Я отправилась к Алексееву. Это был рослый красавец, яркий брюнет с несколько вьющимися волосами, живыми, черными глазами, с румянцем во всю щеку и курчавой русской бородкой. Я напрямик сказала о цели моего приезда, и когда произнесла: «вы обещали 20 тысяч», он побледнел, и я сразу поняла, что его обещание Натансону – мыльный пузырь. Затем пошла скучная канитель. Он говорил о чем угодно, только не об исполнении обещания, познакомил меня с женой, высокой, худосочной, увядшей женщиной которая вела себя молчаливо и сдержанно; показал своих сыновей, учителем которых одно время был сын Чайковского; мальчики показали мне свои ботанические коллекции и выказали самоуверенность, свойственную их 11– или 12-летнему возрасту; угощал обедом, а потом стал расписывать мне легкость, с какой может быть произведена одна экспроприация. Этому предложению я дала должный отпор, но Алексеев снова и снова в последующие дни развивал мне свой план экса, хотя я категорически заявила, что частные экспроприации партией запрещены. После нескольких дней я вышла, наконец, из терпения и сказала, что в Воронеже проживать я не намерена, и прошу его дать прямой ответ. Ответ он дал, но не прямой, а путанный, и, в конце концов, сказал, что напишет, когда и сколько может дать, и вообще может ли дать; условился об адресе и т. д. Я уехала ни с чем.
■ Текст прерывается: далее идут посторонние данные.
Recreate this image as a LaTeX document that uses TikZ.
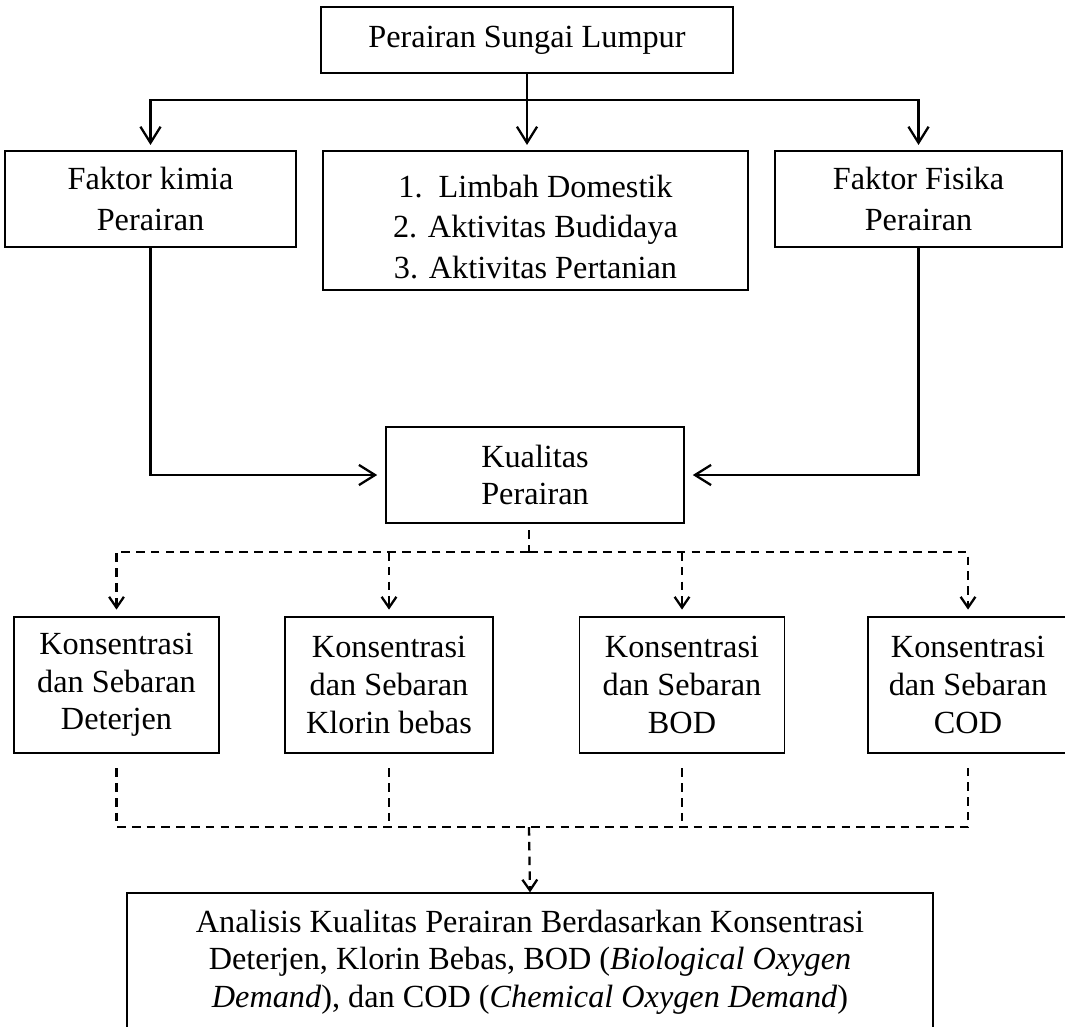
\documentclass[tikz,border=0pt]{standalone}
\usepackage{fontspec}
\setmainfont{Liberation Serif}
\usepackage{tikz}
\usetikzlibrary{arrows.meta}

\begin{document}
\begin{tikzpicture}[x=0.372pt,y=-0.372pt,
    kotak/.style={draw,line width=.5pt,inner sep=0pt,align=center,
      font=\fontsize{12pt}{14pt}\selectfont},
    panah/.style={line width=.85pt,-{Straight Barb[length=6pt,width=7.5pt]},shorten >=2pt},
    putus/.style={line width=.85pt,dash pattern=on 3.2pt off 2.3pt},
    putusarr/.style={putus,-{Straight Barb[length=4pt,width=5.5pt]}}]
    \useasboundingbox (0,0) rectangle (1065,1026);
    % baris atas
    \node[kotak,minimum width=153.3pt,minimum height=24.6pt] (sungai) at (527,40) {Perairan Sungai Lumpur};
    \node[kotak,minimum width=108.3pt,minimum height=35.7pt] (kimia) at (150.5,199) {Faktor kimia\\[1pt] Perairan};
    \node[kotak,minimum width=158.1pt,minimum height=51.7pt] (limbah) at (535.5,220.5)
      {\rule{0pt}{13pt}1.\ \ Limbah Domestik\\[1pt] 2. Aktivitas Budidaya\\[1pt] 3. Aktivitas Pertanian};
    \node[kotak,minimum width=106.8pt,minimum height=35.7pt] (fisika) at (918.5,199) {Faktor Fisika\\[1pt] Perairan};
    \node[kotak,minimum width=110.9pt,minimum height=35.7pt] (kualitas) at (535,475) {Kualitas\\ Perairan};
    % baris konsentrasi
    \node[kotak,minimum width=76.3pt,minimum height=50.6pt] (deterjen) at (116.5,685) {Konsentrasi\\ dan Sebaran\\ Deterjen};
    \node[kotak,minimum width=77.4pt,minimum height=50.6pt] (klorin) at (389,685) {Konsentrasi\\ dan Sebaran\\ Klorin bebas};
    \node[kotak,minimum width=76.3pt,minimum height=50.6pt] (bod) at (682,685) {Konsentrasi\\ dan Sebaran\\ BOD};
    \node[kotak,minimum width=74.4pt,minimum height=50.6pt] (cod) at (968,685) {Konsentrasi\\ dan Sebaran\\ COD};
    \node[kotak,minimum width=299.8pt,minimum height=51.3pt] (analisis) at (530,962)
      {Analisis Kualitas Perairan Berdasarkan Konsentrasi\\
       Deterjen, Klorin Bebas, BOD (\textit{Biological Oxygen}\\
       \textit{Demand}), dan COD (\textit{Chemical Oxygen Demand})};
    \coordinate (cabang) at (527,100);
    \coordinate (cabangq) at (529,552);
    \coordinate (gabung) at (529,827);
    % garis penuh
    \draw[line width=.85pt] (sungai.south) -- (cabang);
    \draw[panah] (cabang) -- (cabang |- limbah.north);
    \draw[panah] (cabang) -| (kimia.north);
    \draw[panah] (cabang) -| (fisika.north);
    \draw[panah,shorten >=3pt] (kimia.south) |- (kualitas.west);
    \draw[panah,shorten >=3pt] (fisika.south) |- (kualitas.west -| kualitas.east);
    % garis putus-putus
    \draw[putus,shorten <=2.5pt] (cabangq |- kualitas.south) -- (cabangq);
    \draw[putusarr,shorten >=2.5pt] (cabangq) -| (deterjen.north);
    \draw[putusarr,shorten >=2.5pt] (cabangq) -| (cod.north);
    \draw[putus,shorten <=5.5pt,shorten >=5.5pt] (deterjen.south) |- (cod.south |- gabung) -- (cod.south);
    \foreach \k in {klorin,bod}{
      \draw[putusarr,shorten >=2.5pt] (\k.north |- cabangq) -- (\k.north);
      \draw[putus,shorten <=5.5pt] (\k.south) -- (\k.south |- gabung);
    }
    \draw[putusarr] (gabung) -- (analisis.north);
\end{tikzpicture}
\end{document}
Но до отъезда Виткович представила мне одного молодого человека и назвала ему мое имя. Впечатление было потрясающее. Да и в самом деле, кого в революционной среде не потрясло бы увидеть, как привидение, существо такое далекое, фантастическое, как шлиссельбуржская узница! И где же? В такой провинциальной дыре, как Воронеж – не в крепости, не в ссылке и не за границей, как это было всем известно. Вероятно, благодаря этому потрясению, новый знакомец наговорил мне самых удивительных вещей; он просил передать в центр, чтоб ему прислали по почте запалы и какие-то принадлежности к бомбам. Тщетно я указывала, что такие вещи почтой не посылаются – он стоял на своем.

На возвратном пути, в Москве я заехала к Вере Дмитриевне Лебедевой которая состояла в родстве с Татьяной Ивановной Лебедевой, членом Исполнительного Комитета «Народной Воли»; а в имении ее сына жил на ее поруках М. Ф. Фроленко. У Веры Дмитриевны я встретилась с Елизаветой Павловной Балавенской, которая в 1904–1905 году жила в Архангельске вместе с сосланным туда мужем. Сергей Александрович несколько раз навещал меня в Нёноксе и однажды в 1906 году посетил меня в Нижнем. Когда Елизавета Павловна увидала, в каком легком пальто я совершаю путешествие она ужаснулась и привезла прекрасную меховую ротонду и шапочку, чтоб по дороге я не мерзла. Я сопротивлялась. «Если меня арестуют, – думала я, – то как и когда я смогу вернуть эту ротонду?» Однако, меня все-таки облачили в нее, и это дало мне повод разыграть потом шутку.